• [EXERCISE REQUIREMENTS]: Reproduce the records exactly.

• [SUPPLIED DATA]:
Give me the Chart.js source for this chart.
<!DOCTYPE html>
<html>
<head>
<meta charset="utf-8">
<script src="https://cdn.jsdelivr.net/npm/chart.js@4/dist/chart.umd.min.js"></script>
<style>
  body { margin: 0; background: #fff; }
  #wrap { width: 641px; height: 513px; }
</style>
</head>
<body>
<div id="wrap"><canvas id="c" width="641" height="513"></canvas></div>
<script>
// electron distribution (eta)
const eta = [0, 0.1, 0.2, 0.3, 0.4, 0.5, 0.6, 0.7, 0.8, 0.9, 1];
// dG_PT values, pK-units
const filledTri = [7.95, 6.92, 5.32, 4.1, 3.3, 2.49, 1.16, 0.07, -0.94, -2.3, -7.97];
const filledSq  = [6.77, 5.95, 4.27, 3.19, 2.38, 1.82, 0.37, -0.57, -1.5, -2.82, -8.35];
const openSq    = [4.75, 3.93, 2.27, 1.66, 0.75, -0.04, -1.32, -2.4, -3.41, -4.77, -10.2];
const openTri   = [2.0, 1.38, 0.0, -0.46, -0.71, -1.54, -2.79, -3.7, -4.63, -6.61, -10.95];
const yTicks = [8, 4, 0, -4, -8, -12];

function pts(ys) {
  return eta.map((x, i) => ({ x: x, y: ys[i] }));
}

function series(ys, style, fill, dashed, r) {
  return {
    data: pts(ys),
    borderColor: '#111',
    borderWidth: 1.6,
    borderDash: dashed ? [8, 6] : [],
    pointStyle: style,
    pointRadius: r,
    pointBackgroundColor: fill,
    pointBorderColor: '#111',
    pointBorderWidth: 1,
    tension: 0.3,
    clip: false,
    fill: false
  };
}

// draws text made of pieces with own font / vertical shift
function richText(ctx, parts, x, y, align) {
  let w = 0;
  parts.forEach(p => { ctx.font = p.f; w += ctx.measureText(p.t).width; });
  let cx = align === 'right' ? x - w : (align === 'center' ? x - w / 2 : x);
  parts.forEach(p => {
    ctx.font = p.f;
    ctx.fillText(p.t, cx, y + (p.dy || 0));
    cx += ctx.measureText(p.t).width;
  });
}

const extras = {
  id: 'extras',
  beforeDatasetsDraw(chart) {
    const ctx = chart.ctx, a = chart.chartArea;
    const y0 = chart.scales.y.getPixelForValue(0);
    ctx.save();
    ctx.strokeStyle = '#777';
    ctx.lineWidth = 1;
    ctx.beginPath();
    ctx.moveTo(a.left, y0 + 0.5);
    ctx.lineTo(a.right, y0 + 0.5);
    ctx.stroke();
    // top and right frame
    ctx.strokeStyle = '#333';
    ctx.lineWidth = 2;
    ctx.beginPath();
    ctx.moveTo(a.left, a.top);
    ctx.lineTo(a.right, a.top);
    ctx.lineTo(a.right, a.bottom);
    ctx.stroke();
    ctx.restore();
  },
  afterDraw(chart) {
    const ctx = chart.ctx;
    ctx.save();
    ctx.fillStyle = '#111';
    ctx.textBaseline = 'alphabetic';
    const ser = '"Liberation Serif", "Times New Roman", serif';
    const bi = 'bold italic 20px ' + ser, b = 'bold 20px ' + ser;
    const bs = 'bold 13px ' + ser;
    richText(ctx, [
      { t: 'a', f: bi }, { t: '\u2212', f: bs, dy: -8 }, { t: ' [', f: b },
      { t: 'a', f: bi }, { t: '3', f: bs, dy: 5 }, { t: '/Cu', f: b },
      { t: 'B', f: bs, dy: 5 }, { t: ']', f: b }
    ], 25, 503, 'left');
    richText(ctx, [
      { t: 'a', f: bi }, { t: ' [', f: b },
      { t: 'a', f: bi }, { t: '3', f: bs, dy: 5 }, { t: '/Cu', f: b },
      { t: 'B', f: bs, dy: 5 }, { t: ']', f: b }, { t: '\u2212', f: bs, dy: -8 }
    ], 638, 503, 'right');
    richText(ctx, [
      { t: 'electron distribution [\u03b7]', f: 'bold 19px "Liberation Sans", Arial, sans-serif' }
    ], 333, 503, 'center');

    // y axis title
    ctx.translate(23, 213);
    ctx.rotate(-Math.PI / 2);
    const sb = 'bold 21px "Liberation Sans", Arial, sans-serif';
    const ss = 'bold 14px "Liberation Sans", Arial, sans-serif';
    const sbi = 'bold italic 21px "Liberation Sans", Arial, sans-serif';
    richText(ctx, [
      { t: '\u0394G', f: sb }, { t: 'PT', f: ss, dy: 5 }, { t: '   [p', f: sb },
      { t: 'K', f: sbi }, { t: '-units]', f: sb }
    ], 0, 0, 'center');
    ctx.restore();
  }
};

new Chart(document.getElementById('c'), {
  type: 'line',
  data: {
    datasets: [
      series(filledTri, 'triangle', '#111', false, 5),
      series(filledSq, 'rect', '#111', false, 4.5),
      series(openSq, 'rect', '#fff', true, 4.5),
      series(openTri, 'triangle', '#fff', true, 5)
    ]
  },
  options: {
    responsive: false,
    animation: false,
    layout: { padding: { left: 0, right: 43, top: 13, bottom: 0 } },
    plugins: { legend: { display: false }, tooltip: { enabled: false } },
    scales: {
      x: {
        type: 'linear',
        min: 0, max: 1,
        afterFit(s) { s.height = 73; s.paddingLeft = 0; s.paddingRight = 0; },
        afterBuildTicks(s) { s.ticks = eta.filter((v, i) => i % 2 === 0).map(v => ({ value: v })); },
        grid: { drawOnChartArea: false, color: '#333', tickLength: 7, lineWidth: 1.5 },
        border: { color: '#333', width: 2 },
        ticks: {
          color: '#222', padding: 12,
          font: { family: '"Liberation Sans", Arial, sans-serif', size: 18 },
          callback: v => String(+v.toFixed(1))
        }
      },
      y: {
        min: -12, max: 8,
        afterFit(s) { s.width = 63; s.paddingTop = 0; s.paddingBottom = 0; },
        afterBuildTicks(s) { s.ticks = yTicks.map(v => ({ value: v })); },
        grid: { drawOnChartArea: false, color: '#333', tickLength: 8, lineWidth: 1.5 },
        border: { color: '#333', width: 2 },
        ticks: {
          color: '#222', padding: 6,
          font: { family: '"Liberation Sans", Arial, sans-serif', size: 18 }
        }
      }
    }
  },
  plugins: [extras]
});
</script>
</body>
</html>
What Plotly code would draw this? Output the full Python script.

• [RESPONSE BELOW]:
Give me the Chart.js source for this chart.
<!DOCTYPE html>
<html>
<head>
<meta charset="utf-8">
<script src="https://cdn.jsdelivr.net/npm/chart.js@4/dist/chart.umd.min.js"></script>
<style>
  body { margin: 0; background: #fff; }
  #wrap { width: 641px; height: 513px; }
</style>
</head>
<body>
<div id="wrap"><canvas id="c" width="641" height="513"></canvas></div>
<script>
// electron distribution (eta)
const eta = [0, 0.1, 0.2, 0.3, 0.4, 0.5, 0.6, 0.7, 0.8, 0.9, 1];
// dG_PT values, pK-units
const filledTri = [7.95, 6.92, 5.32, 4.1, 3.3, 2.49, 1.16, 0.07, -0.94, -2.3, -7.97];
const filledSq  = [6.77, 5.95, 4.27, 3.19, 2.38, 1.82, 0.37, -0.57, -1.5, -2.82, -8.35];
const openSq    = [4.75, 3.93, 2.27, 1.66, 0.75, -0.04, -1.32, -2.4, -3.41, -4.77, -10.2];
const openTri   = [2.0, 1.38, 0.0, -0.46, -0.71, -1.54, -2.79, -3.7, -4.63, -6.61, -10.95];
const yTicks = [8, 4, 0, -4, -8, -12];

function pts(ys) {
  return eta.map((x, i) => ({ x: x, y: ys[i] }));
}

function series(ys, style, fill, dashed, r) {
  return {
    data: pts(ys),
    borderColor: '#111',
    borderWidth: 1.6,
    borderDash: dashed ? [8, 6] : [],
    pointStyle: style,
    pointRadius: r,
    pointBackgroundColor: fill,
    pointBorderColor: '#111',
    pointBorderWidth: 1,
    tension: 0.3,
    clip: false,
    fill: false
  };
}

// draws text made of pieces with own font / vertical shift
function richText(ctx, parts, x, y, align) {
  let w = 0;
  parts.forEach(p => { ctx.font = p.f; w += ctx.measureText(p.t).width; });
  let cx = align === 'right' ? x - w : (align === 'center' ? x - w / 2 : x);
  parts.forEach(p => {
    ctx.font = p.f;
    ctx.fillText(p.t, cx, y + (p.dy || 0));
    cx += ctx.measureText(p.t).width;
  });
}

const extras = {
  id: 'extras',
  beforeDatasetsDraw(chart) {
    const ctx = chart.ctx, a = chart.chartArea;
    const y0 = chart.scales.y.getPixelForValue(0);
    ctx.save();
    ctx.strokeStyle = '#777';
    ctx.lineWidth = 1;
    ctx.beginPath();
    ctx.moveTo(a.left, y0 + 0.5);
    ctx.lineTo(a.right, y0 + 0.5);
    ctx.stroke();
    // top and right frame
    ctx.strokeStyle = '#333';
    ctx.lineWidth = 2;
    ctx.beginPath();
    ctx.moveTo(a.left, a.top);
    ctx.lineTo(a.right, a.top);
    ctx.lineTo(a.right, a.bottom);
    ctx.stroke();
    ctx.restore();
  },
  afterDraw(chart) {
    const ctx = chart.ctx;
    ctx.save();
    ctx.fillStyle = '#111';
    ctx.textBaseline = 'alphabetic';
    const ser = '"Liberation Serif", "Times New Roman", serif';
    const bi = 'bold italic 20px ' + ser, b = 'bold 20px ' + ser;
    const bs = 'bold 13px ' + ser;
    richText(ctx, [
      { t: 'a', f: bi }, { t: '\u2212', f: bs, dy: -8 }, { t: ' [', f: b },
      { t: 'a', f: bi }, { t: '3', f: bs, dy: 5 }, { t: '/Cu', f: b },
      { t: 'B', f: bs, dy: 5 }, { t: ']', f: b }
    ], 25, 503, 'left');
    richText(ctx, [
      { t: 'a', f: bi }, { t: ' [', f: b },
      { t: 'a', f: bi }, { t: '3', f: bs, dy: 5 }, { t: '/Cu', f: b },
      { t: 'B', f: bs, dy: 5 }, { t: ']', f: b }, { t: '\u2212', f: bs, dy: -8 }
    ], 638, 503, 'right');
    richText(ctx, [
      { t: 'electron distribution [\u03b7]', f: 'bold 19px "Liberation Sans", Arial, sans-serif' }
    ], 333, 503, 'center');

    // y axis title
    ctx.translate(23, 213);
    ctx.rotate(-Math.PI / 2);
    const sb = 'bold 21px "Liberation Sans", Arial, sans-serif';
    const ss = 'bold 14px "Liberation Sans", Arial, sans-serif';
    const sbi = 'bold italic 21px "Liberation Sans", Arial, sans-serif';
    richText(ctx, [
      { t: '\u0394G', f: sb }, { t: 'PT', f: ss, dy: 5 }, { t: '   [p', f: sb },
      { t: 'K', f: sbi }, { t: '-units]', f: sb }
    ], 0, 0, 'center');
    ctx.restore();
  }
};

new Chart(document.getElementById('c'), {
  type: 'line',
  data: {
    datasets: [
      series(filledTri, 'triangle', '#111', false, 5),
      series(filledSq, 'rect', '#111', false, 4.5),
      series(openSq, 'rect', '#fff', true, 4.5),
      series(openTri, 'triangle', '#fff', true, 5)
    ]
  },
  options: {
    responsive: false,
    animation: false,
    layout: { padding: { left: 0, right: 43, top: 13, bottom: 0 } },
    plugins: { legend: { display: false }, tooltip: { enabled: false } },
    scales: {
      x: {
        type: 'linear',
        min: 0, max: 1,
        afterFit(s) { s.height = 73; s.paddingLeft = 0; s.paddingRight = 0; },
        afterBuildTicks(s) { s.ticks = eta.filter((v, i) => i % 2 === 0).map(v => ({ value: v })); },
        grid: { drawOnChartArea: false, color: '#333', tickLength: 7, lineWidth: 1.5 },
        border: { color: '#333', width: 2 },
        ticks: {
          color: '#222', padding: 12,
          font: { family: '"Liberation Sans", Arial, sans-serif', size: 18 },
          callback: v => String(+v.toFixed(1))
        }
      },
      y: {
        min: -12, max: 8,
        afterFit(s) { s.width = 63; s.paddingTop = 0; s.paddingBottom = 0; },
        afterBuildTicks(s) { s.ticks = yTicks.map(v => ({ value: v })); },
        grid: { drawOnChartArea: false, color: '#333', tickLength: 8, lineWidth: 1.5 },
        border: { color: '#333', width: 2 },
        ticks: {
          color: '#222', padding: 6,
          font: { family: '"Liberation Sans", Arial, sans-serif', size: 18 }
        }
      }
    }
  },
  plugins: [extras]
});
</script>
</body>
</html>
What Plotly code would draw this? Output the full Python script.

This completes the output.